What he would not understand, and indeed be disgusted by, is the modern approach to sexual attitudes. Despite the subcutaneous plots of his books featuring infidelity, Lawrence was a serious believer in the religious importance of marriage as a physical and natural bond between man and woman. He himself was deeply devoted to his wife Freida, with whom he remained until his death, despite idiot assertions today hinting to a “bi-curiosity”. He therefore would not be able to even comprehend a society which is simultaneously over- and under-erotic, one that elevates sterile marriages and identities above all others while divorces skyrocket above their anthropological norms. One that suffers from both widespread pornography and careless one-night fornication, while the “game” of dating becomes increasingly neurotic and increasingly silent. The purely digitized sexuality that we have today would horrify Lawrence to no end, as someone who put the bodily connection between man and woman above all other acts.

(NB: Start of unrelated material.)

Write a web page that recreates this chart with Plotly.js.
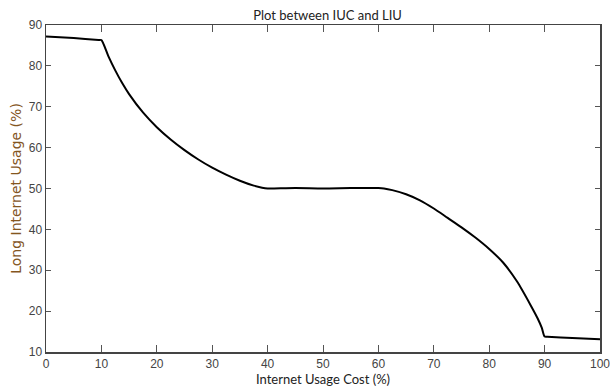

He would likewise be horrified at some reactions to modern sexual attitudes. Seeing that the traditional attitudes had been completely routed, many have flocked back to the Church and adopted strict attitudes towards sex and marriage. Counterintuitively, they are precisely the sexual attitudes of Clifford Chatterley that Lawrence had so ruthlessly mocked in the first place: a prudish and sensitive gentleman who sees sex as a mere unfortunate necessity to acquire children, a wheelchair-bound man who impotently begs for the embrace of a Magna Mater, a man who is no man at all. Take, for example, a recent podcast put out by Catholic Lila Rose, stating: “Men don’t need sex. Have we really forgotten that self-control and virtue are within reach?” The backlash she received had little to do with this belief, but that in order to prove the point she “sexualized” a Catholic priest.
It's sexual neuroticism all the way down… we are a deeply sick people. Even when one argues for complete sterility and the total suffocation of sexuality, they are censored by these reactionaries for speaking of sex too much! There is a fine line between a rake and a lover, a Puritan and an anchor: Lawrence was one of the few people to understand this.
I will conclude with one last excerpt pertaining to his religion, and it is a remarkable one. Hidden in an otherwise completely forgettable work is a sort of creed which Lawrence ascribes for himself, found in all places a tirade against the Puritanical values of Benjamin Franklin. Lawrence's heathenry is his direct reply:
The soul of man is a dark forest. The Hercynian Wood that scared the Romans so, and out of which came the white-skinned hordes of the next civilization. Who knows what will come out of the soul of man? The soul of man is a dark vast forest, with wild life in it. Think of Benjamin fencing it off! […]
Here's my creed, against Benjamin's. This is what I believe:
"That I am I."
"That my soul is a dark forest."
"That my known self will never be more than a little clearing in the forest."
"That gods, strange gods, come forth from the forest into the clearing of my known self, and then go back."
"That I must have the courage to let them come and go."
"That I will never let mankind put anything over me, but that I will try always to recognize and submit to the gods in me and the gods in other men and women."